Exercise requirements – Set down the lines that begin at the top of the records and end with the line containing "const toPts = (ys: number[])", and drop every picture.

★ ★ ★ ★ ★ ★ ★

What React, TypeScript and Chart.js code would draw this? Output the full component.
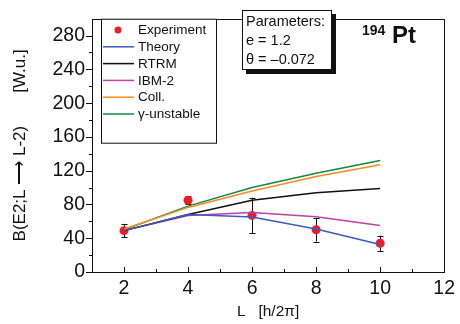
import React, { useEffect, useRef } from "react";
import { Chart, registerables } from "chart.js";
Chart.register(...registerables);

const L_VALUES = [2, 4, 6, 8, 10];
const EXPERIMENT = [49, 85, 67, 50, 34];
const EXPERIMENT_ERR = [8, 5, 21, 14, 9];
const THEORY = [49, 68, 65, 51, 32.5];
const RTRM = [49, 68, 85, 94, 99];
const IBM2 = [49, 67, 70.5, 65.5, 55];
const COLL = [51, 76.5, 96, 113, 127];
const GAMMA_UNSTABLE = [50, 78, 100, 117, 132];
const X_MINOR = [3, 5, 7, 9, 11];
const Y_MINOR = [20, 60, 100, 140, 180, 220, 260];
const SERIES_NAMES = ["Experiment", "Theory", "RTRM", "IBM-2", "Coll.", "γ-unstable"];
const PARAM_LINES = ["Parameters:", "e = 1.2", "θ = –0.072"];

const COLORS = {
  exp: "#ee1c24",
  theory: "#3b5bbf",
  rtrm: "#111111",
  ibm: "#c23fa4",
  coll: "#ff8a1e",
  gamma: "#0e8a45",
};

const FONT = "'Liberation Sans', Arial, Helvetica, sans-serif";

const toPts = (ys: number[]) => L_VALUES.map((x, i) => ({ x, y: ys[i] }));

const decorPlugin = {
  id: "decor",
  beforeDatasetsDraw(chart: any) {
    const { ctx } = chart;
    const xs = chart.scales.x;
    const ys = chart.scales.y;
    ctx.save();
    ctx.strokeStyle = "#111";
    ctx.lineWidth = 1;
    L_VALUES.forEach((l, i) => {
      const px = Math.round(xs.getPixelForValue(l)) + 0.5;
      const top = ys.getPixelForValue(EXPERIMENT[i] + EXPERIMENT_ERR[i]);
      const bot = ys.getPixelForValue(EXPERIMENT[i] - EXPERIMENT_ERR[i]);
      ctx.beginPath();
      ctx.moveTo(px, top);
      ctx.lineTo(px, bot);
      ctx.moveTo(px - 3, Math.round(top) + 0.5);
      ctx.lineTo(px + 3, Math.round(top) + 0.5);
      ctx.moveTo(px - 3, Math.round(bot) + 0.5);
      ctx.lineTo(px + 3, Math.round(bot) + 0.5);
      ctx.stroke();
    });
    ctx.restore();
  },
  afterDraw(chart: any) {
    const { ctx, chartArea: a } = chart;
    const xs = chart.scales.x;
    const ys = chart.scales.y;
    ctx.save();
    ctx.strokeStyle = "#111";
    ctx.lineWidth = 1;
    // frame
    ctx.strokeRect(Math.round(a.left) + 0.5, Math.round(a.top) + 0.5, Math.round(a.right - a.left), Math.round(a.bottom - a.top));
    ctx.beginPath();
    // y ticks (outside)
    ys.ticks.forEach((t: any) => {
      const py = Math.round(ys.getPixelForValue(t.value)) + 0.5;
      ctx.moveTo(a.left - 6, py);
      ctx.lineTo(a.left, py);
    });
    Y_MINOR.forEach((v) => {
      const py = Math.round(ys.getPixelForValue(v)) + 0.5;
      ctx.moveTo(a.left - 3, py);
      ctx.lineTo(a.left, py);
    });
    // x ticks (inside)
    xs.ticks.forEach((t: any) => {
      const px = Math.round(xs.getPixelForValue(t.value)) + 0.5;
      ctx.moveTo(px, a.bottom);
      ctx.lineTo(px, a.bottom - 5);
    });
    X_MINOR.forEach((v) => {
      const px = Math.round(xs.getPixelForValue(v)) + 0.5;
      ctx.moveTo(px, a.bottom);
      ctx.lineTo(px, a.bottom - 3);
    });
    ctx.stroke();

    // legend box
    const lx = a.left + 9.5;
    const ly = a.top + 0.5;
    const lw = 115;
    const lh = 124;
    ctx.fillStyle = "#fff";
    ctx.fillRect(lx, ly, lw, lh);
    ctx.strokeRect(lx, ly, lw, lh);
    const colors = [COLORS.exp, COLORS.theory, COLORS.rtrm, COLORS.ibm, COLORS.coll, COLORS.gamma];
    ctx.font = `13.5px ${FONT}`;
    ctx.textBaseline = "middle";
    ctx.textAlign = "left";
    SERIES_NAMES.forEach((name, i) => {
      const cy = 30 + i * 16.8;
      if (i === 0) {
        ctx.fillStyle = colors[0];
        ctx.beginPath();
        ctx.arc(118, cy, 3.5, 0, Math.PI * 2);
        ctx.fill();
      } else {
        ctx.strokeStyle = colors[i];
        ctx.lineWidth = 1.5;
        ctx.beginPath();
        ctx.moveTo(103, cy);
        ctx.lineTo(134, cy);
        ctx.stroke();
      }
      ctx.fillStyle = "#111";
      ctx.fillText(name, 138, cy + 0.5);
    });

    // parameters box with shadow
    ctx.fillStyle = "#111";
    ctx.fillRect(246, 14, 90, 60);
    ctx.fillStyle = "#fff";
    ctx.fillRect(242, 10, 90, 60);
    ctx.strokeStyle = "#111";
    ctx.lineWidth = 1;
    ctx.strokeRect(242.5, 10.5, 89, 59);
    ctx.fillStyle = "#111";
    ctx.font = `14.5px ${FONT}`;
    ctx.textBaseline = "alphabetic";
    PARAM_LINES.forEach((t, i) => {
      ctx.fillText(t, 246, 26 + i * 19);
    });

    // isotope label
    ctx.font = `bold 14px ${FONT}`;
    ctx.fillText("194", 362, 34.5);
    ctx.font = `bold 24px ${FONT}`;
    ctx.fillText("Pt", 392, 43);
    ctx.restore();
  },
};

export default function App() {
  const ref = useRef<HTMLCanvasElement>(null);
  useEffect(() => {
    if (!ref.current) return;
    const lineDs = (label: string, data: number[], color: string) => ({
      label,
      data: toPts(data),
      borderColor: color,
      backgroundColor: color,
      borderWidth: 1.5,
      pointRadius: 0,
      tension: 0,
      fill: false,
    });
    const chart = new Chart(ref.current, {
      type: "line",
      data: {
        datasets: [
          lineDs("Theory", THEORY, COLORS.theory),
          lineDs("RTRM", RTRM, COLORS.rtrm),
          lineDs("IBM-2", IBM2, COLORS.ibm),
          lineDs("Coll.", COLL, COLORS.coll),
          lineDs("γ-unstable", GAMMA_UNSTABLE, COLORS.gamma),
          {
            label: "Experiment",
            data: toPts(EXPERIMENT),
            showLine: false,
            borderColor: COLORS.exp,
            backgroundColor: COLORS.exp,
            pointRadius: 4.5,
            pointBorderWidth: 0,
          } as any,
        ],
      },
      options: {
        animation: false,
        responsive: false,
        events: [],
        layout: { padding: { top: 7, right: 12, left: 0, bottom: 0 } },
        plugins: { legend: { display: false }, tooltip: { enabled: false } },
        scales: {
          x: {
            type: "linear",
            min: 1,
            max: 12,
            ticks: {
              stepSize: 2,
              includeBounds: false,
              color: "#111",
              font: { family: FONT, size: 19.5 },
              padding: 5,
              maxRotation: 0,
            },
            grid: { display: true, drawOnChartArea: false, drawTicks: false },
            border: { display: false },
            title: {
              display: true,
              text: "L   [h/2π]",
              color: "#111",
              font: { family: FONT, size: 15.5 },
              padding: { top: 0, bottom: 3 },
            },
            afterFit: (s: any) => {
              s.height = 52;
            },
          },
          y: {
            type: "linear",
            min: 0,
            max: 300,
            ticks: {
              stepSize: 40,
              includeBounds: false,
              color: "#111",
              font: { family: FONT, size: 19.5 },
              padding: 7,
            },
            grid: { display: true, drawOnChartArea: false, drawTicks: false },
            border: { display: false },
            title: {
              display: true,
              text: "B(E2;L ⟶ L-2)       [W.u.]",
              color: "#111",
              font: { family: FONT, size: 17 },
              padding: { top: 10, bottom: 0 },
            },
            afterFit: (s: any) => {
              s.width = 92;
            },
          },
        },
      },
      plugins: [decorPlugin],
    } as any);
    return () => chart.destroy();
  }, []);
  return (
    <div style={{ position: "fixed", left: 0, top: 0, width: 460, height: 324, background: "#fff" }}>
      <canvas ref={ref} width={460} height={324} />
    </div>
  );
}
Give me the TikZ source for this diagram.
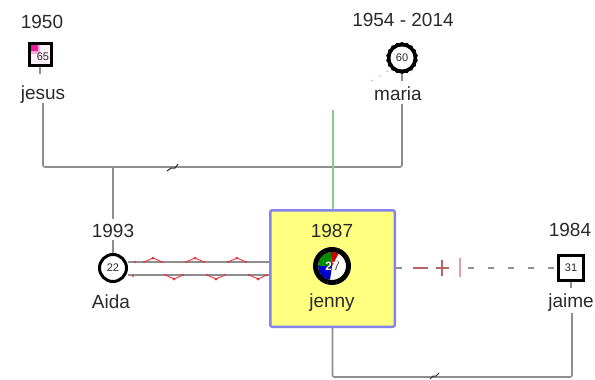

★ ★ ★ ★ ★ ★ ★

Output of the task –
What React, TypeScript and Chart.js code would draw this? Output the full component.
import React, { useEffect, useRef } from "react";
import { Chart, registerables } from "chart.js";
Chart.register(...registerables);

const L_VALUES = [2, 4, 6, 8, 10];
const EXPERIMENT = [49, 85, 67, 50, 34];
const EXPERIMENT_ERR = [8, 5, 21, 14, 9];
const THEORY = [49, 68, 65, 51, 32.5];
const RTRM = [49, 68, 85, 94, 99];
const IBM2 = [49, 67, 70.5, 65.5, 55];
const COLL = [51, 76.5, 96, 113, 127];
const GAMMA_UNSTABLE = [50, 78, 100, 117, 132];
const X_MINOR = [3, 5, 7, 9, 11];
const Y_MINOR = [20, 60, 100, 140, 180, 220, 260];
const SERIES_NAMES = ["Experiment", "Theory", "RTRM", "IBM-2", "Coll.", "γ-unstable"];
const PARAM_LINES = ["Parameters:", "e = 1.2", "θ = –0.072"];

const COLORS = {
  exp: "#ee1c24",
  theory: "#3b5bbf",
  rtrm: "#111111",
  ibm: "#c23fa4",
  coll: "#ff8a1e",
  gamma: "#0e8a45",
};

const FONT = "'Liberation Sans', Arial, Helvetica, sans-serif";

const toPts = (ys: number[]) => L_VALUES.map((x, i) => ({ x, y: ys[i] }));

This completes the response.